My "leading" techniques aren't proper because I don't have an oxy-acetylene torch and/or the proper paddles to smooth it out. Basically you start with clean, bare metal to which you apply what is called "tinning butter". It's a mixture of lead powder and flux that quickly wicks out over the metal surface when heated with a soft flame. In the case of wings and scuttles, it would be best to just tin the radii where the two panels meet. You don't want the lead all down the flange because you'll spotweld there. Pre-tinning the radii prior to spot welding the new panels in is desirable because you can thoroughly clean off the flux before final lead work and subsequent painting. Once the tinned panels are adjacent to each other you heat a small area with a soft flame and flow 60/40 lead/tin solder on the area you want to coat. You use a hardwood paddle dipped in tallow to smooth out the molten/soft lead trying to leave as few high-spots as possible. Filing is preferred over sanding for health reasons. Once the rough filing has been done you can follow up with limited sanding. Pin holes in the coat and shallow dips can be filled with "bondo" type fillers. The basics of this technique are shown in the Porter/Haynes book on DIY Mini restoration.
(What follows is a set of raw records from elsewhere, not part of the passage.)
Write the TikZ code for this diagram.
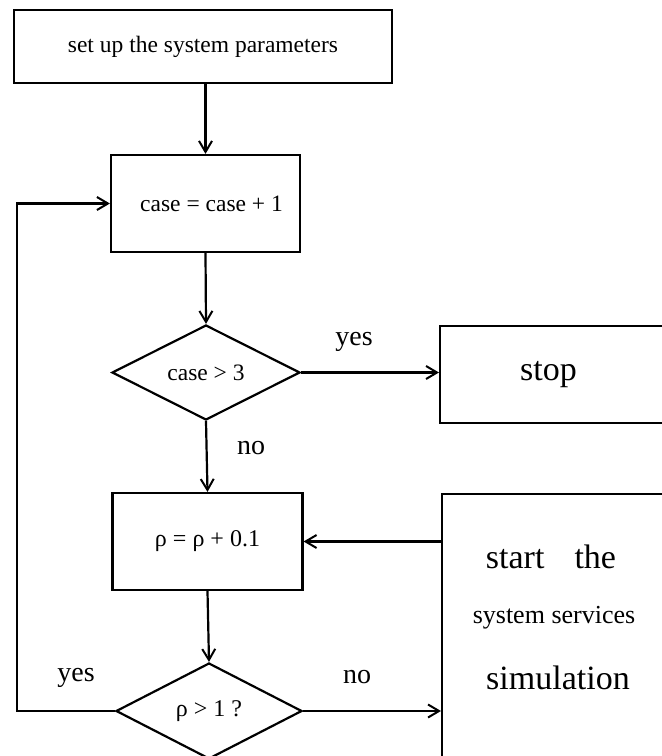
\documentclass[tikz,border=0pt]{standalone}
\usepackage{fontspec}
\setmainfont{Liberation Serif}
\usetikzlibrary{shapes.geometric,arrows.meta}
\newcommand{\myfs}[1]{\fontsize{#1}{#1}\selectfont}
\begin{document}
\begin{tikzpicture}[x=1pt,y=-1pt,
  line width=2.2pt,
  box/.style={draw, rectangle, inner sep=0pt},
  dia/.style={draw, diamond, aspect=2, inner sep=0pt},
  arr/.style={-{Straight Barb[length=11pt,width=13pt,line width=2pt]}},
  lbl/.style={inner sep=0pt, font={\myfs{28}}}]
\useasboundingbox (0,0) rectangle (662,756);
\clip (0,0) rectangle (662,756);

\node[box, minimum width=378pt, minimum height=73pt, font={\myfs{23.5}}] (setup) at (203,46.5) {set up the system parameters};
\node[box, minimum width=189pt, minimum height=97pt, font={\myfs{23.5}}] (inc) at (205.5,203.5) {\hspace*{12pt}case = case + 1};
\node[dia, minimum width=188pt, minimum height=95pt, font={\myfs{23.5}}] (d1) at (206,372.5) {case > 3};
\node[box, anchor=north west, minimum height=97pt, text width=100pt, inner xsep=80pt, align=left, font={\myfs{34}}] (stop) at (439,325) {stop};
\node[box, minimum width=190pt, minimum height=97pt, font={\myfs{24}}] (rho) at (207.5,541.5) {ρ = ρ + 0.1};
\node[box, anchor=north west, minimum width=260pt, minimum height=320pt] (sim) at (441,493) {};
\node[inner sep=0pt, font={\myfs{34}}] (t1) at (551,557) {start\hspace{30pt}the};
\node[inner sep=0pt, font={\myfs{26}}] (t2) at (554,618) {system services};
\node[inner sep=0pt, font={\myfs{34}}] (t3) at (558,678) {simulation};
\node[dia, minimum width=186pt, minimum height=96pt, font={\myfs{24}}] (d2) at (209,711) {ρ > 1 ?};

\node[lbl] (yes1) at (354,342) {yes};
\node[lbl] (no1) at (251,448) {no};
\node[lbl] (yes2) at (76,678) {yes};
\node[lbl] (no2) at (357,677) {no};

\draw[arr] (setup.south -| inc.north) -- (inc.north);
\draw[arr] (inc.south) -- (d1.north);
\draw[arr] (d1.east) -- (d1.east -| stop.west);
\draw[arr] (d1.south) -- (rho.north);
\draw[arr] (rho.south) -- (d2.north);
\draw[arr] (rho.east -| sim.west) -- (rho.east);
\draw[arr] (d2.east) -- (d2.east -| sim.west);
\coordinate (lp) at (17,711);
\draw[arr] (d2.west) -- (lp) |- (inc.west);
\end{tikzpicture}
\end{document}
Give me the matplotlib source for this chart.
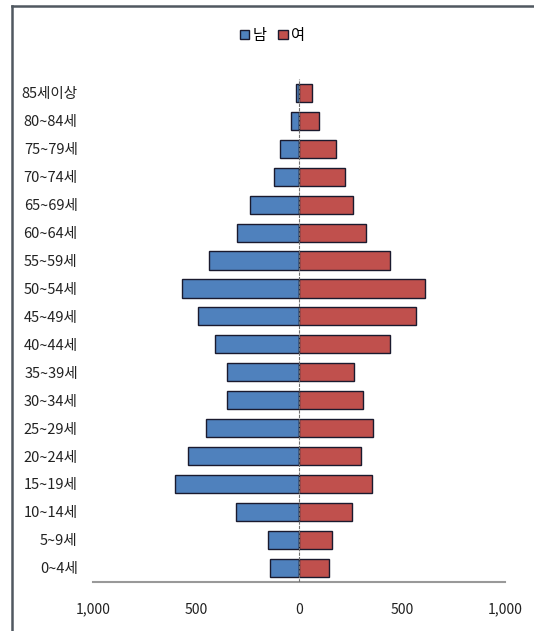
import numpy as np
import matplotlib
matplotlib.use('Agg')
from matplotlib import pyplot as plt
from matplotlib.lines import Line2D
from matplotlib.ticker import FuncFormatter

plt.rcParams['font.family'] = ['Noto Sans CJK KR', 'DejaVu Sans']

ages = ['0~4세', '5~9세', '10~14세', '15~19세', '20~24세', '25~29세',
        '30~34세', '35~39세', '40~44세', '45~49세', '50~54세', '55~59세',
        '60~64세', '65~69세', '70~74세', '75~79세', '80~84세', '85세이상']
male = [139, 150, 304, 601, 537, 453, 351, 351, 409, 490, 569, 437,
        302, 239, 123, 90, 37, 16]
female = [146, 162, 257, 354, 299, 357, 311, 269, 441, 569, 613, 443,
          325, 262, 225, 181, 97, 65]

fig = plt.figure(figsize=(5.34, 6.31), dpi=100)
ax = fig.add_axes([0.1742, 0.0781, 0.7715, 0.7967])

y = np.arange(len(ages))
ax.barh(y, -np.array(male), height=0.65, color='#4F81BD',
        edgecolor='#1a1a2e', linewidth=1.0, label='남')
ax.barh(y, female, height=0.65, color='#C0504D',
        edgecolor='#1a1a2e', linewidth=1.0, label='여')

ax.axvline(0, color='#707070', lw=0.8, ls=(0, (3, 1)), zorder=3)

ax.set_xlim(-1000, 1000)
ax.set_ylim(-0.5, len(ages) - 0.5)
ax.set_xticks([-1000, -500, 0, 500, 1000])
ax.xaxis.set_major_formatter(FuncFormatter(lambda v, p: f'{abs(int(v)):,}'))
ax.set_yticks(y)
ax.set_yticklabels(ages)
ax.tick_params(axis='x', length=0, pad=15, labelsize=10, colors='#222222')
ax.tick_params(axis='y', length=0, pad=11, labelsize=10.5, colors='#222222')

for s in ['top', 'right', 'left']:
    ax.spines[s].set_visible(False)
ax.spines['bottom'].set_color('#999999')
ax.spines['bottom'].set_linewidth(1.5)

fig.legend(loc='center', bbox_to_anchor=(0.51, 0.944), ncol=2, frameon=False,
           handlelength=0.6, handleheight=0.6, handletextpad=0.2,
           columnspacing=0.8, fontsize=11)

# chart frame
fig.add_artist(Line2D([12 / 534, 12 / 534], [0, 1 - 6 / 631],
                      color='#505860', lw=1.8))
fig.add_artist(Line2D([12 / 534, 1], [1 - 6 / 631, 1 - 6 / 631],
                      color='#505860', lw=1.8))

fig.savefig('out.png', dpi=100)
The leading process can be used to hide the seams if that's what you're after. However, it doesn't have to hide the seams. You can use the surface tension of the lead to produce nice, gentle fillets between the panels... keeping the traditional look. The "filled" fillers like Al was mentioning are generally stronger and have better adhesion than regular "bondo". Some are available with fiberglass filling for good flexure strength. Lead work is a labor of love and requires a lot of preparation and clean up. Plastic fillers are much easier to use but by themselves aren't suitable for the seams between the scuttle and wing. The joint there flexes more than you'd imagine. Regular seam sealer properly applied to a well prepared joint will last for years and retain the traditional look.